He was forced into hiding after the publication in 1988 of The Satanic Verses — which angered many Muslims — and has since become a champion of free speech in the West.
Scenes in the book have a character said to be modelled on the Prophet Mohammed.
Protests from Muslims, who considered the writing blasphemous, spread from the UK to Pakistan and Iran at its time of publication. Iran's former supreme leader, Ayatollah Ruhollah Khomeini, condemned the book and issued a fatwa against Rushdie. A bounty was also offered for his assassination.
For years, the author lived in hiding but eventually moved back into public life and became a force promoting freedom of speech.
Rushdie moved to the US in 2000 and was named a distinguished writer in residence at New York University in 2015.
On Friday, he had been preparing to speak on how the US acts as an asylum for writers and other artists in exile, according to the event programme.
Rushdie was born in India in 1947 into a Kashmiri Muslim family and moved to the UK to attend university.
Before writing books, he worked in advertising, dreaming up the ‘That’ll do nicely’ slogan for American Express’ and the ‘Naughty but nice’ campaign for cream cakes.
His first novel, Grimus, was published in 1975 and was followed by Midnight's Children in 1981. Midnight's Children, which won the Booker Prize, focuses on the events surrounding India's transition from British rule to independence and partition.
His third novel Shame in 1983 was followed by The Satanic Verses five years later, which changed his life and made him a public figure.
He was granted police protection by the government in Britain. He spent nearly a decade in hiding, moving houses repeatedly and being unable to tell his children where he lived.
Rushdie only began to emerge from his life on the run in the late 1990s, after Iran in 1998 said it would not support his assassination.
He became a fixture on the Western party circuit, even appearing in films such as Bridget Jones's Diary and US sitcom Seinfeld.
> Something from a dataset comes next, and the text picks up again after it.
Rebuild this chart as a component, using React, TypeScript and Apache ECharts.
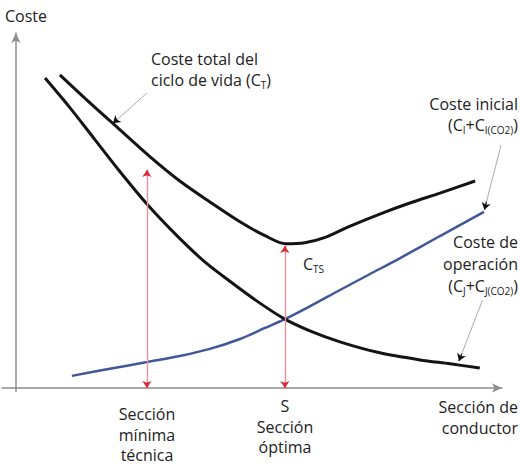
import React, { useEffect, useRef } from "react";
import * as echarts from "echarts";

// Curves (x: conductor section, y: cost; arbitrary units)
const totalCost: [number, number][] = [
  [9.5, 88.2], [16.0, 80.3], [22.5, 72.7], [29.0, 65.1], [35.4, 58.3], [41.9, 52.4],
  [48.4, 46.8], [53.8, 42.9], [58.3, 40.6], [62.4, 40.9], [66.8, 42.4], [72.2, 45.6],
  [78.6, 49.0], [85.1, 52.1], [91.6, 54.9], [99.2, 58.3],
];
const operationCost: [number, number][] = [
  [6.3, 87.3], [11.7, 78.9], [17.1, 69.9], [22.5, 60.9], [28.3, 51.8], [34.4, 43.4],
  [40.8, 35.5], [47.3, 29.0], [52.7, 23.9], [58.1, 19.4], [63.5, 16.1], [70.0, 13.0],
  [78.6, 9.9], [87.3, 7.9], [93.8, 6.8], [100.2, 5.6],
];
const initialCost: [number, number][] = [
  [12.1, 3.4], [20.3, 5.4], [28.3, 7.3], [35.4, 9.0], [41.9, 11.0], [48.4, 13.8],
  [53.8, 16.9], [58.1, 19.4], [63.5, 23.0], [70.0, 27.6], [76.5, 32.1], [83.0, 36.6],
  [91.6, 42.8], [101.1, 49.6],
];
// Vertical markers: [x, top of arrow]
const sectionMarkers: [number, number][] = [
  [28.3, 61.4],
  [58.1, 40.0],
];
// Annotation pointers: [fromX, fromY, toX, toY]
const pointers: [number, number, number, number][] = [
  [28.3, 83.1, 21.0, 74.6],
  [104.8, 68.4, 101.2, 50.2],
  [100.8, 24.8, 95.7, 7.6],
];

const FONT = "Open Sans";
const TEXT = "#222";
const PINK = "#ec8f9c";
const RED = "#d92b3a";
const GREY = "#ababab";
const rich = {
  s: { fontSize: 10, fontFamily: FONT, fill: TEXT, verticalAlign: "bottom", lineHeight: 19 },
};

function label(x: number, y: number, text: string, align: "left" | "right" | "center" = "left") {
  return {
    type: "text",
    x,
    y,
    silent: true,
    style: {
      text,
      fill: TEXT,
      fontSize: 16,
      fontFamily: FONT,
      align,
      verticalAlign: "middle",
      lineHeight: 19,
      rich,
    },
  };
}

function seg(a: number[], b: number[], color: string, arrow: boolean, width = 1) {
  return [
    { coord: a, symbol: "none", lineStyle: { color, width, type: "solid", opacity: 1 } },
    { coord: b, symbol: arrow ? "arrow" : "none" },
  ];
}

export default function App() {
  const ref = useRef<HTMLDivElement>(null);
  useEffect(() => {
    document.body.style.margin = "0";
    const chart = echarts.init(ref.current!, undefined, { renderer: "svg" });
    const axisLine = {
      show: true,
      onZero: true,
      symbol: ["none", "arrow"],
      symbolSize: [7, 10],
      lineStyle: { color: "#8d8d8d", width: 1.5 },
    };
    const curve = { type: "line", smooth: 0.3, showSymbol: false };

    const annot: any[] = [];
    sectionMarkers.forEach(([x, top]) => {
      annot.push(seg([x, 0], [x, top], PINK, false, 1.4));
      annot.push(seg([x, 1.5], [x, 0], RED, true, 1.2));
      annot.push(seg([x, top - 1.5], [x, top], RED, true, 1.2));
    });
    pointers.forEach(([x1, y1, x2, y2]) => {
      annot.push(seg([x1, y1], [x2, y2], GREY, false, 1));
      const f = 0.12;
      annot.push(seg([x2 + (x1 - x2) * f, y2 + (y1 - y2) * f], [x2, y2], "#111", true, 1.2));
    });

    chart.setOption({
      animation: false,
      grid: { left: 2, top: 33, width: 500, height: 358.5 },
      xAxis: {
        type: "value", min: -3, max: 105,
        axisLine, axisTick: { show: false }, axisLabel: { show: false }, splitLine: { show: false },
      },
      yAxis: {
        type: "value", min: -1, max: 100,
        axisLine, axisTick: { show: false }, axisLabel: { show: false }, splitLine: { show: false },
      },
      series: [
        {
          ...curve,
          data: initialCost,
          z: 2,
          lineStyle: { color: "#40589a", width: 2.5 },
          markLine: {
            silent: true,
            symbol: ["none", "arrow"],
            symbolSize: 7,
            label: { show: false },
            data: annot,
          },
        },
        {
          ...curve,
          data: operationCost,
          z: 3,
          lineStyle: { color: "#141414", width: 3 },
        },
        {
          ...curve,
          data: totalCost,
          z: 3,
          lineStyle: { color: "#141414", width: 3 },
        },
      ],
      graphic: [
        label(5, 16, "Coste"),
        label(151, 59, "Coste total del"),
        label(151, 80, "ciclo de vida (C{s|T})"),
        label(518, 104, "Coste inicial", "right"),
        label(518, 125, "(C{s|I}+C{s|I(CO2)})", "right"),
        label(518, 242, "Coste de", "right"),
        label(518, 264, "operación", "right"),
        label(518, 286, "(C{s|J}+C{s|J(CO2)})", "right"),
        label(303, 264, "C{s|TS}"),
        label(147, 414, "Sección", "center"),
        label(147, 435, "mínima", "center"),
        label(147, 455, "técnica", "center"),
        label(285, 406, "S", "center"),
        label(285, 427, "Sección", "center"),
        label(285, 447, "óptima", "center"),
        label(518, 407, "Sección de", "right"),
        label(518, 428, "conductor", "right"),
      ],
    });
    return () => chart.dispose();
  }, []);
  return (
    <div
      ref={ref}
      style={{ position: "absolute", left: 0, top: 0, width: 520, height: 466, background: "#fff" }}
    />
  );
}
He has been married four times and has two children.
As an advocate of freedom of speech, he notably launched a strong defence of French satirical magazine Charlie Hebdo, after staff were gunned down in Paris in 2015.
The magazine had published offensive drawings that drew furious reactions from Muslims worldwide.
“I stand with Charlie Hebdo, as we all must, to defend the art of satire, which has always been a force for liberty and against tyranny, dishonesty and stupidity,” he said.
Threats and boycotts have continued against literary events that Rushdie attends, and his knighthood in 2007 sparked protests in Iran and Pakistan.
The fatwa failed to stifle Rushdie's writing, however, and inspired his memoir Joseph Anton, named after his alias while in hiding and written in the third person.
It is one of several works of non-fiction and more than a dozen novels that Rushdie has written, along with several short stories, many of them addressing issues of migration and post-colonialism.
Still prolific, his latest novel Quichotte was published in 2019.
He was knighted in the UK for services to literature, received the Commandeur de l'Ordre des Arts et des Lettres in France and multiple awards in Europe and the United States.